Scan the records below. List lines holding "page".

##### Information shown

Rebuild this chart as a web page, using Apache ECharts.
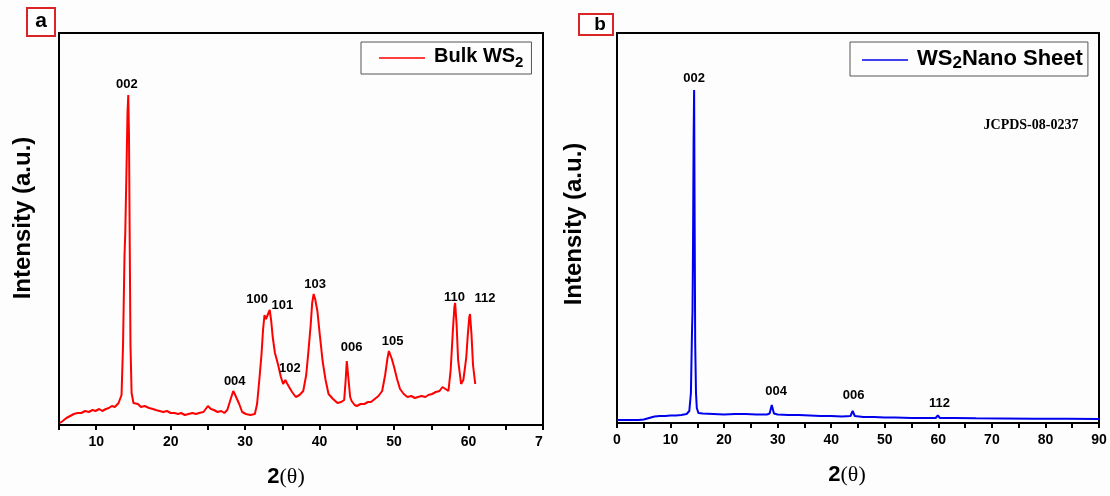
<!DOCTYPE html>
<html>
<head>
<meta charset="utf-8">
<script src="https://cdn.jsdelivr.net/npm/echarts@6/dist/echarts.min.js"></script>
<style>
  html, body { margin: 0; padding: 0; background: #fdfdfd; }
  #chart { width: 1110px; height: 496px; }
</style>
</head>
<body>
<div id="chart"></div>
<script>
// XRD patterns, [2theta, intensity a.u.]
const bulkWS2 = [
  [5.1,2],[5.5,4],[6.0,7],[6.5,9],[7.0,11],[7.5,12],[8.0,12],[8.5,14],[9.0,13],[9.5,15],[9.9,14],
  [10.4,16],[10.8,14],[11.3,16],[11.7,17],[12.1,19],[12.5,18],[13.0,22],[13.2,26],[13.4,30],
  [13.6,80],[13.8,170],[13.9,192],[14.05,250],[14.2,312],[14.3,330],[14.4,290],[14.5,180],[14.6,80],
  [14.75,32],[15.0,22],[15.2,20],[15.6,21],[16.0,18],[16.5,19],[17.1,17],[17.6,16],[18.0,15],[18.5,14],
  [19.0,13],[19.5,14],[20.0,12],[20.5,12],[21.0,11],[21.4,12],[21.9,10],[22.4,11],[22.9,12],[23.4,11],
  [23.8,12],[24.4,13],[25.0,19],[25.4,16],[25.8,15],[26.3,13],[26.8,14],[27.2,12],[27.6,15],[28.1,27],
  [28.4,34],[28.6,31],[28.8,33],[29.2,21],[29.6,13],[30.1,11],[30.7,10],[31.3,11],[31.6,21],[31.9,45],
  [32.2,71],[32.4,95],[32.6,110],[32.8,106],[33.0,108],[33.3,115],[33.5,104],[33.7,88],[34.0,72],
  [34.4,61],[34.8,48],[35.1,41],[35.4,45],[35.6,42],[35.9,38],[36.3,33],[36.8,28],[37.3,30],[37.8,34],
  [38.2,50],[38.5,74],[38.8,100],[39.0,122],[39.2,131],[39.4,126],[39.7,114],[40.0,92],[40.4,64],
  [40.8,45],[41.2,31],[41.8,26],[42.4,22],[42.9,23],[43.3,25],[43.5,45],[43.65,64],[43.85,48],[44.1,28],
  [44.3,24],[44.7,20],[45.0,19],[45.5,21],[46.0,21],[46.5,23],[46.9,23],[47.4,26],[47.9,29],[48.4,34],
  [48.8,50],[49.1,66],[49.3,74],[49.5,70],[49.7,66],[50.0,58],[50.4,46],[50.8,36],[51.3,31],[51.8,28],
  [52.3,29],[52.8,27],[53.2,28],[53.7,29],[54.2,28],[54.6,30],[55.1,31],[55.6,33],[56.1,34],[56.5,38],
  [56.9,36],[57.3,34],[57.6,55],[57.9,95],[58.1,118],[58.2,122],[58.4,100],[58.6,65],[59.0,41],
  [59.3,45],[59.5,56],[59.7,68],[59.9,90],[60.1,108],[60.2,111],[60.4,90],[60.6,60],[60.9,41]
];
const nanoWS2 = [
  [0,3],[2,3],[4,3],[5,3.5],[6,5],[7,6.5],[8,7],[9,7],[10,7.5],[11,7.5],[12,8],[13,9],[13.5,12],
  [13.8,30],[14.0,90],[14.1,112],[14.2,180],[14.3,280],[14.4,333],[14.5,200],[14.6,80],[14.75,30],
  [14.9,15],[15.2,10],[16,9.5],[18,9],[20,8.5],[22,9],[24,9],[26,8.5],[28,8.5],[28.5,9.5],[28.9,18],
  [29.3,9.5],[30,8.5],[32,8],[34,8],[36,7.5],[38,7],[40,7],[42,6.5],[43.6,7],[44.0,12],[44.4,7],
  [46,6],[48,6],[50,5.5],[52,5.5],[55,5],[57,5],[59.5,5],[59.9,7.5],[60.3,5],[63,5],[67,4.7],
  [72,4.5],[78,4.3],[84,4.2],[90,4]
];
// peak (hkl) labels: [2theta, height, text]
const bulkPeaks = [
  [14.1,341,'002'],[28.6,44,'004'],[31.6,126,'100'],[35.0,120,'101'],[36.0,57,'102'],
  [39.4,141,'103'],[44.3,78,'006'],[49.8,84,'105'],[58.1,128,'110'],[62.2,127,'112']
];
const nanoPeaks = [
  [14.4,345,'002'],[29.7,32,'004'],[44.2,28,'006'],[60.2,20,'112']
];
const bulkTicks = [5, 70];
const nanoTicks = [0, 90];

const sans = 'Liberation Sans, Arial, sans-serif';
const serif = 'Liberation Serif, Times New Roman, serif';

const chart = echarts.init(document.getElementById('chart'));

// the bulk panel's last label is cut to "7" in the original figure
const xAxisBase = (ticks, gridIndex, cutLast) => ({
  type: 'value',
  gridIndex,
  min: ticks[0],
  max: ticks[1],
  interval: 5,
  axisLine: { lineStyle: { color: '#000', width: 2 } },
  axisTick: { inside: false, length: 5, lineStyle: { color: '#000', width: 2 } },
  axisLabel: {
    color: '#000', fontFamily: sans, fontWeight: 'bold', fontSize: 14, margin: 10,
    showMinLabel: true, showMaxLabel: true,
    formatter: (v) => (v % 10 !== 0 ? '' : (cutLast && v === ticks[1] ? '{cut|7}' : String(v))),
    rich: { cut: { color: '#000', fontFamily: sans, fontWeight: 'bold', fontSize: 14, padding: [0, 8, 0, 0] } }
  },
  splitLine: { show: false },
  name: '{a|2}{b|(θ)}',
  nameLocation: 'middle',
  nameGap: 41,
  nameTextStyle: {
    padding: [0, cutLast ? 30 : 22, 0, 0],
    rich: {
      a: { fontFamily: sans, fontWeight: 'bold', fontSize: 22, color: '#000' },
      b: { fontFamily: serif, fontSize: 22, color: '#000' }
    }
  }
});

const yAxisBase = (max, gridIndex, gap, shift) => ({
  type: 'value',
  gridIndex,
  min: 0,
  max,
  axisLine: { show: true, lineStyle: { color: '#000', width: 2 } },
  axisTick: { show: false },
  axisLabel: { show: false },
  splitLine: { show: false },
  name: 'Intensity (a.u.)',
  nameLocation: 'middle',
  nameGap: gap,
  nameTextStyle: { fontFamily: sans, fontWeight: 'bold', fontSize: 24, color: '#000', padding: [0, 0, 0, shift] }
});

const peakMarks = (peaks) => ({
  symbol: 'circle',
  symbolSize: 0,
  silent: true,
  label: {
    show: true, position: 'inside', formatter: '{b}',
    color: '#000', fontFamily: sans, fontWeight: 'bold', fontSize: 13
  },
  data: peaks.map((p) => ({ name: p[2], coord: [p[0], p[1]] }))
});

const legendBase = (name, left, text, size, pad) => ({
  left, top: 42,
  data: [{ name, icon: 'rect' }],
  borderColor: '#555',
  borderWidth: 1,
  padding: pad,
  itemWidth: 46,
  itemHeight: 1.5,
  itemGap: 0,
  selectedMode: false,
  formatter: () => text,
  textStyle: {
    padding: [0, 0, 0, 4],
    rich: {
      m: { fontFamily: sans, fontWeight: 'bold', fontSize: size, color: '#000', lineHeight: 24, verticalAlign: 'top' },
      s: { fontFamily: sans, fontWeight: 'bold', fontSize: size - 5, color: '#000', lineHeight: 22, padding: [8, 0, 0, 0], verticalAlign: 'bottom' }
    }
  }
});

const option = {
  backgroundColor: '#fdfdfd',
  animation: false,
  grid: [
    { left: 59, top: 33, width: 484, height: 392, show: true, borderColor: '#000', borderWidth: 2 },
    { left: 617, top: 33, width: 482, height: 390, show: true, borderColor: '#000', borderWidth: 2 }
  ],
  xAxis: [xAxisBase(bulkTicks, 0, true), xAxisBase(nanoTicks, 1, false)],
  yAxis: [yAxisBase(392, 0, 24, 22), yAxisBase(390, 1, 31, 8)],
  legend: [
    legendBase('Bulk WS2', 361, '{m|Bulk WS}{s|2}', 20, [4, 8, 4, 18]),
    legendBase('WS2Nano Sheet', 850, '{m|WS}{s|2}{m|Nano Sheet}', 22, [5, 5, 4, 12])
  ],
  series: [
    {
      name: 'Bulk WS2', type: 'line', xAxisIndex: 0, yAxisIndex: 0,
      data: bulkWS2, symbol: 'none', color: '#ff0000',
      lineStyle: { color: '#ff0000', width: 2 },
      markPoint: peakMarks(bulkPeaks)
    },
    {
      name: 'WS2Nano Sheet', type: 'line', xAxisIndex: 1, yAxisIndex: 1,
      data: nanoWS2, symbol: 'none', color: '#0000ee',
      lineStyle: { color: '#0000ee', width: 2 },
      markPoint: peakMarks(nanoPeaks)
    }
  ],
  graphic: [
    { type: 'rect', shape: { x: 27, y: 8, width: 28, height: 28 }, style: { fill: '#fff', stroke: '#d92525', lineWidth: 2 } },
    { type: 'text', x: 41, y: 21, style: { text: 'a', fontFamily: sans, fontWeight: 'bold', fontSize: 21, fill: '#000', align: 'center', verticalAlign: 'middle' } },
    { type: 'rect', shape: { x: 579, y: 14, width: 34, height: 21 }, style: { fill: '#fff', stroke: '#d92525', lineWidth: 2 } },
    { type: 'text', x: 600, y: 25, style: { text: 'b', fontFamily: sans, fontWeight: 'bold', fontSize: 19, fill: '#000', align: 'center', verticalAlign: 'middle' } },
    { type: 'text', x: 1031, y: 125, style: { text: 'JCPDS-08-0237', fontFamily: serif, fontWeight: 'bold', fontSize: 14, fill: '#000', align: 'center', verticalAlign: 'middle' } }
  ]
};

chart.setOption(option);
</script>
</body>
</html>
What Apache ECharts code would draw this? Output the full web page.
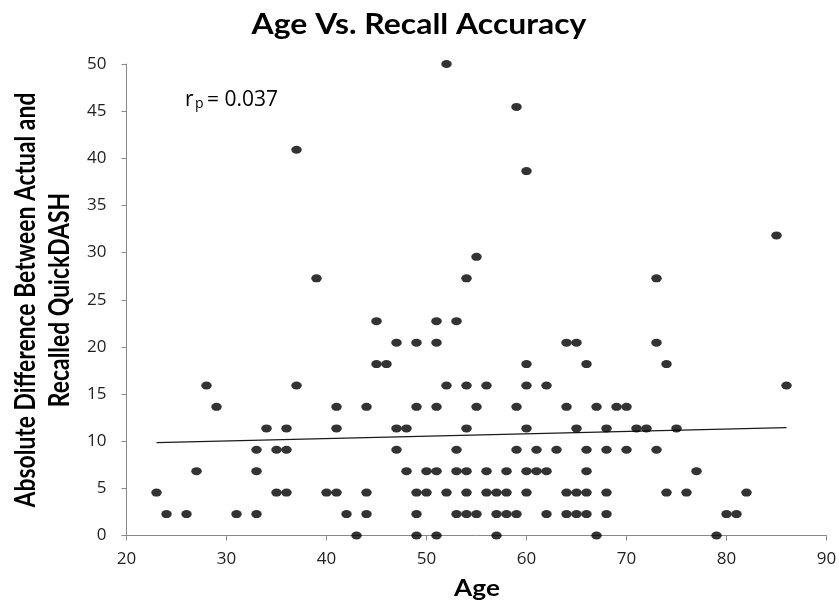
<!DOCTYPE html>
<html>
<head>
<meta charset="utf-8">
<script src="https://cdn.jsdelivr.net/npm/echarts@6/dist/echarts.min.js"></script>
<style>
html,body{margin:0;padding:0;background:#fff;}
#c{width:839px;height:603px;}
</style>
</head>
<body>
<div id="c"></div>
<script>
// Age of each participant (x) and absolute difference in QuickDASH (y)
const ages = [
  43, 49, 51, 57, 67, 79,
  24, 26, 31, 33, 42, 44, 49, 53, 54, 55, 57, 58, 59, 62, 64, 65, 66, 68, 80, 81,
  23, 35, 36, 40, 41, 44, 49, 50, 52, 54, 56, 57, 58, 60, 64, 65, 66, 68, 74, 76, 82,
  27, 33, 48, 50, 51, 53, 54, 56, 58, 60, 61, 62, 66, 77,
  33, 35, 36, 47, 53, 59, 61, 63, 66, 68, 70, 73,
  34, 36, 41, 47, 48, 54, 60, 65, 68, 71, 72, 75,
  29, 41, 44, 49, 51, 55, 59, 64, 67, 69, 70,
  28, 37, 52, 54, 56, 60, 62, 86,
  45, 46, 60, 66, 74,
  47, 49, 51, 64, 65, 73,
  45, 51, 53,
  39, 54, 73,
  55, 85, 60, 37, 59, 52
];
const diffs = [
  0, 0, 0, 0, 0, 0,
  2.27, 2.27, 2.27, 2.27, 2.27, 2.27, 2.27, 2.27, 2.27, 2.27, 2.27, 2.27, 2.27, 2.27, 2.27, 2.27, 2.27, 2.27, 2.27, 2.27,
  4.55, 4.55, 4.55, 4.55, 4.55, 4.55, 4.55, 4.55, 4.55, 4.55, 4.55, 4.55, 4.55, 4.55, 4.55, 4.55, 4.55, 4.55, 4.55, 4.55, 4.55,
  6.82, 6.82, 6.82, 6.82, 6.82, 6.82, 6.82, 6.82, 6.82, 6.82, 6.82, 6.82, 6.82, 6.82,
  9.09, 9.09, 9.09, 9.09, 9.09, 9.09, 9.09, 9.09, 9.09, 9.09, 9.09, 9.09,
  11.36, 11.36, 11.36, 11.36, 11.36, 11.36, 11.36, 11.36, 11.36, 11.36, 11.36, 11.36,
  13.64, 13.64, 13.64, 13.64, 13.64, 13.64, 13.64, 13.64, 13.64, 13.64, 13.64,
  15.91, 15.91, 15.91, 15.91, 15.91, 15.91, 15.91, 15.91,
  18.18, 18.18, 18.18, 18.18, 18.18,
  20.45, 20.45, 20.45, 20.45, 20.45, 20.45,
  22.73, 22.73, 22.73,
  27.27, 27.27, 27.27,
  29.55, 31.82, 38.64, 40.91, 45.45, 50
];
// Linear trend line end points
const trendAges = [23, 86];
const trendDiffs = [9.85, 11.43];

const titleText = 'Age Vs. Recall Accuracy';
const xName = 'Age';
const yNameLines = ['Absolute Difference Between Actual and', 'Recalled QuickDASH'];
const corrLabel = '0.037';

const points = ages.map((a, i) => [a, diffs[i]]);
const trend = trendAges.map((a, i) => [a, trendDiffs[i]]);

const chart = echarts.init(document.getElementById('c'), null, {renderer: 'canvas'});
const axisCol = '#898989';
const labelCol = '#1f1f1f';
const boldFont = 'Lato';
const rot = Math.PI / 2;

chart.setOption({
  animation: false,
  backgroundColor: '#fff',
  grid: {left: 126.5, right: 12.5, top: 64, bottom: 67.5, containLabel: false, outerBoundsMode: 'none'},
  xAxis: {
    type: 'value', min: 20, max: 90, interval: 10,
    axisLine: {show: true, lineStyle: {color: axisCol, width: 1}},
    axisTick: {show: true, inside: false, length: 5, lineStyle: {color: axisCol}},
    axisLabel: {color: labelCol, fontFamily: 'Open Sans', fontSize: 17, margin: 15},
    splitLine: {show: false}
  },
  yAxis: {
    type: 'value', min: 0, max: 50, interval: 5,
    axisLine: {show: true, lineStyle: {color: axisCol, width: 1}},
    axisTick: {show: true, inside: false, length: 5, lineStyle: {color: axisCol}},
    axisLabel: {color: labelCol, fontFamily: 'Open Sans', fontSize: 17, margin: 20},
    splitLine: {show: false}
  },
  graphic: [
    {type: 'text', x: 419, y: 24.5, scaleX: 1.14,
     style: {text: titleText, textAlign: 'center', textVerticalAlign: 'middle',
             fontFamily: boldFont, fontWeight: 'bold', fontSize: 28, fill: '#000'}},
    {type: 'text', x: 477, y: 589, scaleX: 1.14,
     style: {text: xName, textAlign: 'center', textVerticalAlign: 'middle',
             fontFamily: boldFont, fontWeight: 'bold', fontSize: 23, fill: '#000'}},
    {type: 'text', x: 25.5, y: 300, rotation: rot, scaleX: 0.79,
     style: {text: yNameLines[0], textAlign: 'center', textVerticalAlign: 'middle',
             fontFamily: boldFont, fontWeight: 'bold', fontSize: 29, fill: '#000'}},
    {type: 'text', x: 60, y: 300, rotation: rot, scaleX: 0.79,
     style: {text: yNameLines[1], textAlign: 'center', textVerticalAlign: 'middle',
             fontFamily: boldFont, fontWeight: 'bold', fontSize: 29, fill: '#000'}},
    {type: 'text', x: 185, y: 100.2, z: 10,
     style: {text: 'r', textAlign: 'left', textVerticalAlign: 'middle',
             fontFamily: 'Open Sans', fontSize: 21, fill: '#000'}},
    {type: 'text', x: 195, y: 104.5, z: 10,
     style: {text: 'p', textAlign: 'left', textVerticalAlign: 'middle',
             fontFamily: 'Open Sans', fontSize: 14, fill: '#000'}},
    {type: 'text', x: 207, y: 100.2, z: 10,
     style: {text: '= ' + corrLabel, textAlign: 'left', textVerticalAlign: 'middle',
             fontFamily: 'Open Sans', fontSize: 21, fill: '#000'}}
  ],
  series: [{
    type: 'scatter',
    data: points,
    symbol: 'path://M0 50 A50 50 0 1 1 100 50 A50 50 0 1 1 0 50Z',
    symbolSize: [10.5, 8],
    itemStyle: {color: '#000'},
    z: 3
  }, {
    type: 'line',
    data: trend,
    symbol: 'none',
    lineStyle: {color: '#1a1a1a', width: 1.2},
    z: 2
  }]
});
</script>
</body>
</html>
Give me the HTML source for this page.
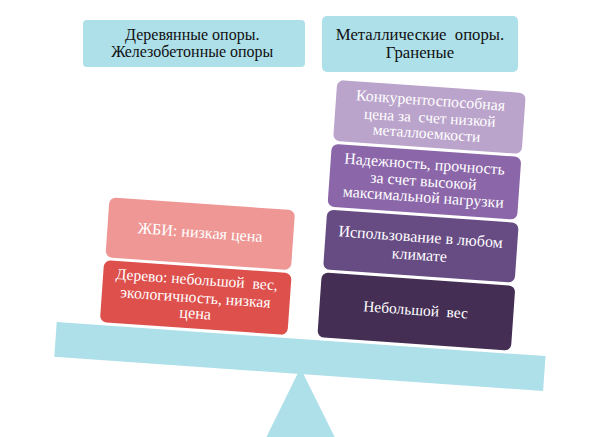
<!DOCTYPE html>
<html lang="ru">
<head>
<meta charset="utf-8">
<title>Balance</title>
<style>
html,body{margin:0;padding:0;background:#fff;}
body{width:600px;height:437px;overflow:hidden;font-family:"Liberation Serif",serif;}
#page{position:relative;width:600px;height:437px;overflow:hidden;background:#fff;}
.t{position:absolute;box-sizing:border-box;display:flex;align-items:center;justify-content:center;text-align:center;white-space:pre;}
.x{display:block;}
.s{position:relative;}
.title{background:#aee0ea;color:#111;border-radius:5px;}
#rot{position:absolute;left:0;top:0;width:600px;height:437px;transform-origin:300.1px 355.3px;transform:rotate(4deg);}
.b{color:#fff;border-radius:6.5px;font-size:16px;line-height:16.6px;}
#beam{position:absolute;left:55.0px;top:338.6px;width:489.7px;height:35.8px;background:#aee0ea;}
#tri{position:absolute;left:0;top:0;}
</style>
</head>
<body>
<div id="page">
<svg id="tri" width="600" height="437" viewBox="0 0 600 437"><polygon points="300.4,368 256.1,458 345.1,458" fill="#aee0ea"/></svg>

<div class="t title" style="border-radius:4px;left:83px;top:20px;width:221.5px;height:47.2px;font-size:16px;line-height:17.4px;padding:0 3px 0.5px 0;"><div class="x">Деревянные опоры.
Железобетонные опоры</div></div>
<div class="t title" style="left:322.2px;top:16.3px;width:195.6px;height:55.4px;font-size:16.7px;line-height:17.7px;padding:0.2px 0 0 0;"><div class="x">Металлические  опоры.
Граненые</div></div>

<div id="rot">
  <div id="beam"></div>
  <div class="t b" style="left:317.7px;top:78.2px;width:189.6px;height:60.7px;background:#bba4cb;"><div class="x"><span style="font-size:15.8px">Конкурентоспособная</span>
<span class="s" style="font-size:15.45px;top:1.3px;display:inline-block;transform-origin:0 50%;transform:rotate(-0.6deg)">цена за  счет низкой</span>
<span class="s" style="font-size:15.5px;left:-1.7px;top:-0.2px">металлоемкости</span></div></div>
  <div class="t b" style="left:316.8px;top:142.1px;width:190.4px;height:62.9px;background:#8b66a9;font-size:15.9px;line-height:16.9px;padding:0 2px 0.8px 0;"><div class="x">Надежность, прочность
за счет высокой
<span class="s" style="left:1px;top:-0.5px">максимальной нагрузки</span></div></div>
  <div class="t b" style="left:316.8px;top:208.4px;width:192.7px;height:59.3px;background:#674b83;line-height:17.4px;padding:0 2px 0.4px 0;"><div class="x">Использование в любом
климате</div></div>
  <div class="t b" style="left:316.0px;top:270.6px;width:193.5px;height:65.4px;background:#442e54;font-size:15.4px;padding:0 1.2px 2px 0;"><div class="x">Небольшой  вес</div></div>

  <div class="t b" style="left:98.8px;top:210.5px;width:186px;height:60.2px;background:#ee9795;font-size:16.1px;"><div class="x">ЖБИ: низкая цена</div></div>
  <div class="t b" style="left:98.2px;top:273.6px;width:187.8px;height:62.0px;background:#dd504c;padding:0 0.6px 1.6px 0;"><div class="x"><span class="s" style="font-size:15.55px;top:-0.3px">Дерево: небольшой  вес,</span>
<span class="s" style="font-size:15.8px;top:1.4px">экологичность, низкая</span>
<span class="s" style="font-size:16.3px;left:0.8px;top:0.6px">цена</span></div></div>
</div>
</div>
</body>
</html>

##########

▸ Solved problem:
Rebuild this chart as a web page, using Apache ECharts.
What Apache ECharts code would draw this? Output the full web page.
Give me the HTML source for this page.
#page{position:relative;width:600px;height:437px;overflow:hidden;background:#fff;}
<div id="page">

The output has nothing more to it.